Defendant devotes many pages of argument to the proposition that verbal authority to insert the list of appliances into
the signed counteroffer is violative of the statute of frauds.
Whether or not defendant’s verbal authorization given to insert the appliances in defendant’s signed counter offer was legally effective at the time said authorization was given, it is clear that once the list of appliances was in fact inserted in defendant’s signed counter offer, defendant could then reaffirm it by the adoption of his prior signature. It is stated in 37 Corpus Juris Secundum, Frauds, Statute of, section 202, page 696:
“An adoption of a prior signature
made by the parties, with the intent to authenticate the instrument, is sufficient to comply with the requirements of the statute of frauds.” (Italics shown.)
Defendant’s next contention is that defendant’s obligation to pay plaintiff its commission was dependent upon the consummation of the sale.

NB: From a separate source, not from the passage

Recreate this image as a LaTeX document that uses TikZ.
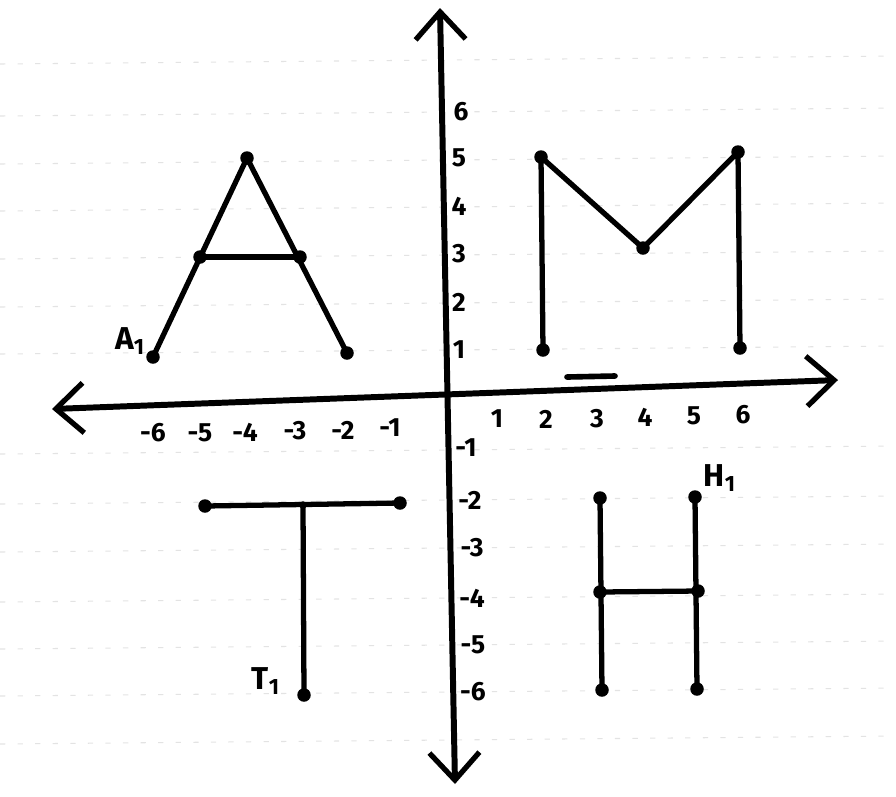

Defendant’s reliance upon the case of
Lawrence Block Co.
v.
Palston,
123 Cal.App.2d 300 [266 P.2d 856] is misplaced. What was stated in
Collins
v.
Vickter Manor, Inc.,
47 Cal.2d 875 [306 P.2d 783] is dispositive of defendant’s contention, The court stated at pages 880-881 as follows in pertinent part:
‘‘[3] Defendants rely on
Lawrence Block Co.
v.
Palston
(1954) 123 Cal.App.2d 300, 305-306 [266 P.2d 856], It is there correctly determined that ‘To entitle a broker to a commission for a sale of real property it must be established that in pursuance of his contract and within the time specified therein, he found a purchaser ready, able, and willing to buy on the terms and conditions specified in the contract of employment, or, if the exact terms are not specified in his contract, upon terms satisfactory and acceptable to his employer.’ However, defendants assert, the only right of plaintiffs to recover a commission grows out of the written deposit receipt between the buyer and seller, and therefore the following statement in the Block Company case is controlling: ‘Where the only agreement to pay a broker a commission is contained in the contract between his principal and the customer, the broker’s right to compensation is dependent upon performance of that contract.’ But this statement does not indiscriminately control every three-party writing signed by the broker, his principal, and the customer. [4] Such a three-party writing may unequivocally specify, or where uncertain may be construed or shown by extrinsic evidence to mean, that
the broker has fully performed the duties of his employment and earned his commission by having obtained a buyer ready, able, and willing to proceed with a purchase in accord with those terms of the writing which define the seller’s offer—the offer for which the seller employed the broker to produce a qualified acceptor. ’ ’
Plaintiff did obtain a buyer ready, able and willing to proceed with a purchase in accord with those terms of defendant’s reaffirmed counteroffer. (See findings of fact—footnote 6.)
The court went on to state at page 881:
“Even if we assume that the agreement between plaintiff brokers and defendant corporation can properly be construed to mean that plaintiffs were not to receive their commission until consummation of a final agreement between the corporation and the buyer . . . [the] plaintiffs and the buyer did everything which the agreement required of them and that consummation was prevented solely by the arbitrary refusal of defendant ... to proceed with the transaction. [6] In these circumstances, the defendants will not be allowed to take advantage of their own remissness to defeat plaintiff’s recovery. [Citations.]” (See
Lathrop
v.
Gauger,
127 Cal. App.2d 754, 770 [274 P.2d 730]; 9 Cal.Jur.2d, Brokers, § 95, p. 266.)
It is equally clear that ‘ ‘ Competition of said sale pursuant to said instrument Exhibit 2 was prevented solely by the arbitrary refusal by Defendant as seller to proceed with the transaction.” (Finding of fact XII-footnote 6.) And that “Defendant arbitrarily, and without cause, refused to sign the escrow papers or proceed with the sale and perform his agreement Exhibit A.” (Finding of fact XVI—footnote 6.)
Exhibit 2 contains a provision for reasonable attorneys’ fees “if suit be commenced to collect said commission.” Plaintiff requests that this court allow reasonable attorneys’ fees for services rendered on this appeal.
A contract for a reasonable attorneys ’ fee in enforcing its provisions embraces an allowance for legal services rendered upon appeal as well as during trial.
(Wilson
v.
Wilson,
54 Cal.2d 264, 272 [5 Cal.Rptr. 317, 352 P.2d 725] ;
Dankert
v.
Lamb Finance Co.,
146 Cal.App.2d 499, 503-504 [304 P.2d 199].) The trial court fixed the sum of $750 as reasonable attorneys’ fees for services rendered in that court. It appears that $500 is a reasonable sum to be allowed for attorneys’ fees on this appeal.
The judgment is affirmed, and defendant is ordered to pay to plaintiff additional attorneys’ fees on this appeal in the sum of $500.
Wood, P. J., and Lillie, J., concurred.
A petition for a rehearing was denied January 24, 1963, and appellant’s petition for a hearing by the Supreme Court was denied February 20, 1963.